Set problem: Go through the material and write it all out exactly, minus the pictures.

--

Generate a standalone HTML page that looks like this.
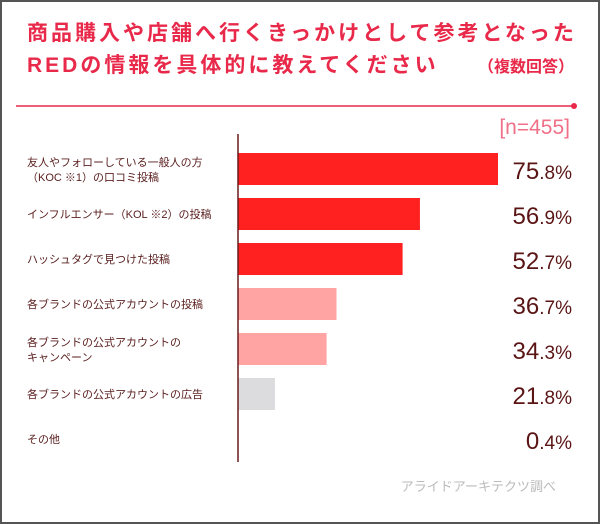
<!DOCTYPE html>
<html><head><meta charset="utf-8"><style>
body{margin:0;background:#fff;font-family:"Liberation Sans","Noto Sans CJK JP",sans-serif}
#wrap{position:relative;width:596px;height:520px;border:2px solid #555;overflow:hidden}
.t{position:absolute;color:#e8294a;font-weight:bold;font-size:21px;letter-spacing:3px;white-space:nowrap}
</style></head><body>
<div id="wrap">
<div class="t" style="left:25px;top:15px">商品購入や店舗へ行くきっかけとして参考となった</div>
<div class="t" style="left:25px;top:47px">REDの情報を具体的に教えてください</div>
<div class="t" style="left:476px;top:51px;font-size:16px;letter-spacing:0">（複数回答）</div>
<svg width="596" height="520" style="position:absolute;left:0;top:0" id="svg">
<line x1="14" y1="104" x2="572" y2="104" stroke="#e8294a" stroke-width="1.5"/>
<circle cx="572" cy="104" r="3" fill="#e8294a"/>
<text x="568" y="132" text-anchor="end" font-size="21" fill="#f07088" font-family="Liberation Sans, sans-serif">[n=455]</text>
<text x="554" y="489" text-anchor="end" font-size="13" fill="#bbb" font-family="Liberation Sans, Noto Sans CJK JP, sans-serif">アライドアーキテクツ調べ</text>
</svg>
</div>
<script>
const categories=[["友人やフォローしている一般人の方","（KOC ※1）の口コミ投稿"],["インフルエンサー（KOL ※2）の投稿"],["ハッシュタグで見つけた投稿"],["各ブランドの公式アカウントの投稿"],["各ブランドの公式アカウントの","キャンペーン"],["各ブランドの公式アカウントの広告"],["その他"]];
const values=[75.8,56.9,52.7,36.7,34.3,21.8,0.4];
const barColors=["#ff2020","#ff2020","#ff2020","#ffa3a3","#ffa3a3","#dcdcdf","#dcdcdf"];
const svg=document.getElementById('svg');const NS='http://www.w3.org/2000/svg';
const x0=236,dMin=12.85,dMax=75.8,wMax=260;
function xScale(v){return Math.max(0,(v-dMin)/(dMax-dMin)*wMax);}
function yScale(i){return 151+i*45;}
function mk(t,a){const e=document.createElementNS(NS,t);for(const k in a)e.setAttribute(k,a[k]);svg.appendChild(e);return e;}
values.forEach((v,i)=>{
const y=yScale(i);
const r=mk('rect',{x:x0,y:y,width:xScale(v),height:32,fill:barColors[i]});


const lines=categories[i];
lines.forEach((l,j)=>{
const t=mk('text',{x:25,y:y+16+(lines.length==1?4:(j==0?-3:12)),'font-size':11,fill:'#5a1e1e','font-family':'Liberation Sans, Noto Sans CJK JP, sans-serif'});
t.textContent=l;


});
const s=v.toFixed(1).split('.');
const vt=mk('text',{x:570,y:y+26,'text-anchor':'end',fill:'#5a1414','font-family':'Liberation Sans, sans-serif','font-size':24});
vt.innerHTML=s[0]+'<tspan font-size="19">.'+s[1]+'%</tspan>';


});
const ax=mk('line',{x1:x0,y1:132,x2:x0,y2:460,stroke:'#6a1a1a','stroke-width':1.5});


</script>
</body></html>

--

Complete response:
Generate a standalone HTML page that looks like this.
<!DOCTYPE html>
<html><head><meta charset="utf-8"><style>
body{margin:0;background:#fff;font-family:"Liberation Sans","Noto Sans CJK JP",sans-serif}
#wrap{position:relative;width:596px;height:520px;border:2px solid #555;overflow:hidden}
.t{position:absolute;color:#e8294a;font-weight:bold;font-size:21px;letter-spacing:3px;white-space:nowrap}
</style></head><body>
<div id="wrap">
<div class="t" style="left:25px;top:15px">商品購入や店舗へ行くきっかけとして参考となった</div>
<div class="t" style="left:25px;top:47px">REDの情報を具体的に教えてください</div>
<div class="t" style="left:476px;top:51px;font-size:16px;letter-spacing:0">（複数回答）</div>
<svg width="596" height="520" style="position:absolute;left:0;top:0" id="svg">
<line x1="14" y1="104" x2="572" y2="104" stroke="#e8294a" stroke-width="1.5"/>
<circle cx="572" cy="104" r="3" fill="#e8294a"/>
<text x="568" y="132" text-anchor="end" font-size="21" fill="#f07088" font-family="Liberation Sans, sans-serif">[n=455]</text>
<text x="554" y="489" text-anchor="end" font-size="13" fill="#bbb" font-family="Liberation Sans, Noto Sans CJK JP, sans-serif">アライドアーキテクツ調べ</text>
</svg>
</div>
<script>
const categories=[["友人やフォローしている一般人の方","（KOC ※1）の口コミ投稿"],["インフルエンサー（KOL ※2）の投稿"],["ハッシュタグで見つけた投稿"],["各ブランドの公式アカウントの投稿"],["各ブランドの公式アカウントの","キャンペーン"],["各ブランドの公式アカウントの広告"],["その他"]];
const values=[75.8,56.9,52.7,36.7,34.3,21.8,0.4];
const barColors=["#ff2020","#ff2020","#ff2020","#ffa3a3","#ffa3a3","#dcdcdf","#dcdcdf"];
const svg=document.getElementById('svg');const NS='http://www.w3.org/2000/svg';
const x0=236,dMin=12.85,dMax=75.8,wMax=260;
function xScale(v){return Math.max(0,(v-dMin)/(dMax-dMin)*wMax);}
function yScale(i){return 151+i*45;}
function mk(t,a){const e=document.createElementNS(NS,t);for(const k in a)e.setAttribute(k,a[k]);svg.appendChild(e);return e;}
values.forEach((v,i)=>{
const y=yScale(i);
const r=mk('rect',{x:x0,y:y,width:xScale(v),height:32,fill:barColors[i]});


const lines=categories[i];
lines.forEach((l,j)=>{
const t=mk('text',{x:25,y:y+16+(lines.length==1?4:(j==0?-3:12)),'font-size':11,fill:'#5a1e1e','font-family':'Liberation Sans, Noto Sans CJK JP, sans-serif'});
t.textContent=l;


});
const s=v.toFixed(1).split('.');
const vt=mk('text',{x:570,y:y+26,'text-anchor':'end',fill:'#5a1414','font-family':'Liberation Sans, sans-serif','font-size':24});
vt.innerHTML=s[0]+'<tspan font-size="19">.'+s[1]+'%</tspan>';


});
const ax=mk('line',{x1:x0,y1:132,x2:x0,y2:460,stroke:'#6a1a1a','stroke-width':1.5});


</script>
</body></html>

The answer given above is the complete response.